Do you remember the things you burned?
I'm trying to move from bitterness to generosity.
There will be glass in the fruit before this is over.
Burn your birdhouse down.

Thursday, August 12, 2010

Previews of tapebombs 8, 9, & 10

As I'm preparing what will be tapebomb 10, I realize:
  1. that I have yet to make covers for and distribute tb's 6 & 7
  2. that I had selected and ordered the tracks for tb 8
  3. that the tracks I'd selected for tb 10 had some overlap with tb 8
  4. that there is an emotional trajectory across tbs 8, 9, & 10 if tbs 8 & 9 are switched
Practical meaning: none. I have to buy some tapes.

Monday, August 09, 2010

Meditation From an Image Dreamed Midflight

In Little Red Riding Hood, it's the wolf that's the star—the transvestite, the perfect impersonator, the grand actor that can betray his body and be a convincing simulacrum of any species.

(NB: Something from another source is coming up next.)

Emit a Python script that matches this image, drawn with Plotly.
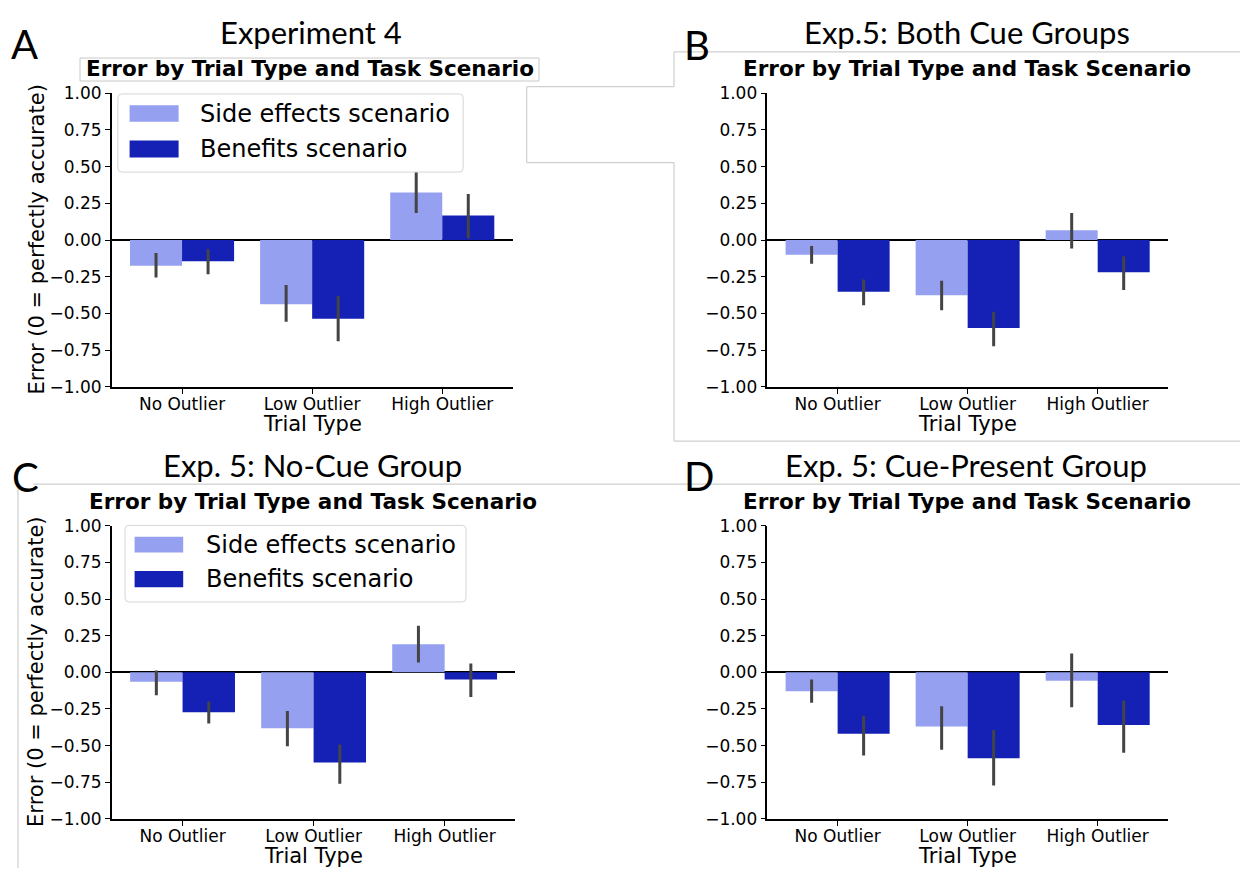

He is Fenrir, son of Loki, who can't be held by any traps. Far from having a boulder sewn into his belly and being borne to the bottom a lake (even the grim brothers knew the wolf is a thing that does not die), he left that cottage victorious, red cloak draped across his shoulders, a new skin on his face. Just as some tribes had tales of those who, by donning animal skins, could take the shape of that animal, the wolf wears his skins well. He's a better tailor than Ed Gein and will fit his form to the shape he has sewn. Right now, he is taking to the street in a little red cloak and the face of a coquette to lure all the hot-blooded little boys to him. The Big Bad Wolf is not a metaphor for a pederast, he is the warning against himself, the beast that will find you, get inside you, and consume you as you feel each bite until his teeth close on your small, hot heart. Then, that beast within you, wearing your face, will set out to eat again because a hunger for things like that can never be sated.

Tuesday, August 03, 2010

The graffiti read, "I was here." Below that, someone had added, "and, for a moment, I thought that was enough."